Vera Rosenberg Atkins

Krystyna Skarbek

Violette Szabo
Marthe Cnockaert was the most badass woman of the First World War. She worked as a nurse for German soldiers, even receiving honors for her work, all while reporting information back to England. She coded and carried information, which took skill and was highly dangerous.
When German officers were interested in her, she encouraged that interest in order to obtain information, but she rejected their sexual advances. Yes! Using men but not letting them use you is a BOSS move.
She disguised herself as a German soldier in order to destroy telephone wires. She also helped to blow up a German sewer.
Vera Rosenberg, forced to change her last name at the start of the Second World War, worked behind the scenes. She supplied spies with their cover identities, files, stories, items, etc. While she was of utmost importance during the war, her shining moment came after the war.
Once the camps were liberated, Vera set off to trace the fates of 118 missing agents, successfully discovering 117 of them. She was particularly concerned with the 13 missing women, to whom she referred to as "our girls."
Vera felt an obligation to find out what happened to these agents who so bravely served their country. She went out of her way to make sure their stories had a proper ending. A true angel.
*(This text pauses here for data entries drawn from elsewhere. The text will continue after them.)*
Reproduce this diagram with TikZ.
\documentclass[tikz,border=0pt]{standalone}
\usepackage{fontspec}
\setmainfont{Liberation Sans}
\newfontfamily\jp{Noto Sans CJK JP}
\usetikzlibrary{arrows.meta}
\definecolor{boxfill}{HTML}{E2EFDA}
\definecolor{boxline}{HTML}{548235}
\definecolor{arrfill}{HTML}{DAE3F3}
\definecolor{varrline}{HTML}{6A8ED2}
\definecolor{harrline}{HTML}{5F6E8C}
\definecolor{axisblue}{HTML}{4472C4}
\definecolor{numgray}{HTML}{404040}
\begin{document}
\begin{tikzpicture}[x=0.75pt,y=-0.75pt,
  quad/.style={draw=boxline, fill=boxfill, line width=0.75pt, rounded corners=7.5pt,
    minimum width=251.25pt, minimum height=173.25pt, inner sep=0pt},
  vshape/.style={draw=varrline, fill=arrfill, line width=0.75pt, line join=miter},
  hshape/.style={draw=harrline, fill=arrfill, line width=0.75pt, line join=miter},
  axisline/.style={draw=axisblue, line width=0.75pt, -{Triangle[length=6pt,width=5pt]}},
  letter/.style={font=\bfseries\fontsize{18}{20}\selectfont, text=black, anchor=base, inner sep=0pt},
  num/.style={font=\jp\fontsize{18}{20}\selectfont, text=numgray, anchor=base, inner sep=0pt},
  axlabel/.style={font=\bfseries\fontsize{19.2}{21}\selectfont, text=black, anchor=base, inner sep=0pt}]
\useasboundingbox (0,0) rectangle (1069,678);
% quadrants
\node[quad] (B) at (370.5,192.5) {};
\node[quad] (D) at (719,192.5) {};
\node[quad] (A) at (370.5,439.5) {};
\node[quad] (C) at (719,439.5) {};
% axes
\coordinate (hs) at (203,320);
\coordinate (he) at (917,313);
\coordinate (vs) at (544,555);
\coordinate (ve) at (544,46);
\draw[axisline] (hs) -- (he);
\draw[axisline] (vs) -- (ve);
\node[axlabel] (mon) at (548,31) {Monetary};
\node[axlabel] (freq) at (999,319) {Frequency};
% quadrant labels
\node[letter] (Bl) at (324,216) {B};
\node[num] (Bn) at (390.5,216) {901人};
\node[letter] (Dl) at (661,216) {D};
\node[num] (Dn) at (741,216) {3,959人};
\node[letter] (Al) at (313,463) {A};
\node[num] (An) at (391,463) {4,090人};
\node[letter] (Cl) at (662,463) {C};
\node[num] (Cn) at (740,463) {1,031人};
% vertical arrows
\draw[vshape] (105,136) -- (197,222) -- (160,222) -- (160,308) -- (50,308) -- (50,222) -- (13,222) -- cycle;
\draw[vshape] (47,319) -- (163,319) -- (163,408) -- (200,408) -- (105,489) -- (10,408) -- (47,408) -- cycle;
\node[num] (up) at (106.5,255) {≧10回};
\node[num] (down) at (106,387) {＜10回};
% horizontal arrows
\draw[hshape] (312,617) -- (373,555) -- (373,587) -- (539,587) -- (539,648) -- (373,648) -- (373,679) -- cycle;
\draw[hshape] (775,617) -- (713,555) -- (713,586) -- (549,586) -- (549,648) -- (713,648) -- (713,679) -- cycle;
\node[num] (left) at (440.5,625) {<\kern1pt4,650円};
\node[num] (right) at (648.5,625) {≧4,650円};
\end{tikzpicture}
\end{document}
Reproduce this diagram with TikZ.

Krystyna Skarbek was another boss like Marthe. She managed to escape arrest twice. During her second arrest, she bit her tongue to the point of drawing blood, coughed it up and convinced her interrogators she had TB. Wanting nothing to do with that, they released her.
Another time when Germans stopped her and ordered her to put her arms up, she raised her arms to reveal unpinned grenades. The Germans ran away! Sounds like a scene right out of a movie.
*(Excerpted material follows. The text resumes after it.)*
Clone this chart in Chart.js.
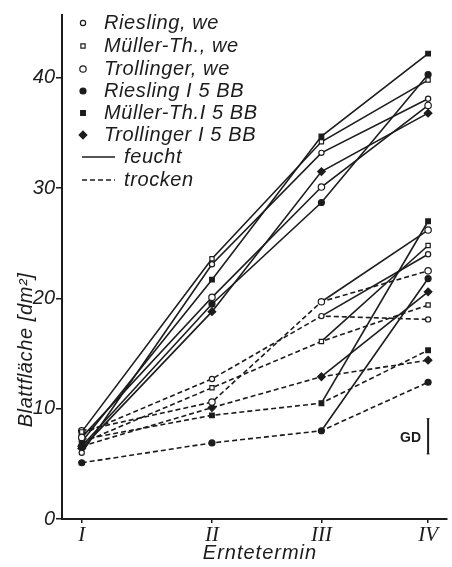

An intelligent and skillful woman, she survived the war, but unfortunately, she was killed by a male stalker in 1952 at the age of 44.
Violette Szabo, described as an athletic tomboy growing up, was a fierce woman. After her husband was killed in the war, she told an agent that she wanted to kill Germans. She was sent to France as a courier.
Her first mission was successful, but her second mission led to her capture. She was executed at the age of 23, leaving behind a 3 year old daughter, now aged 78. Tania is pictured wearing her mother's George Cross medal.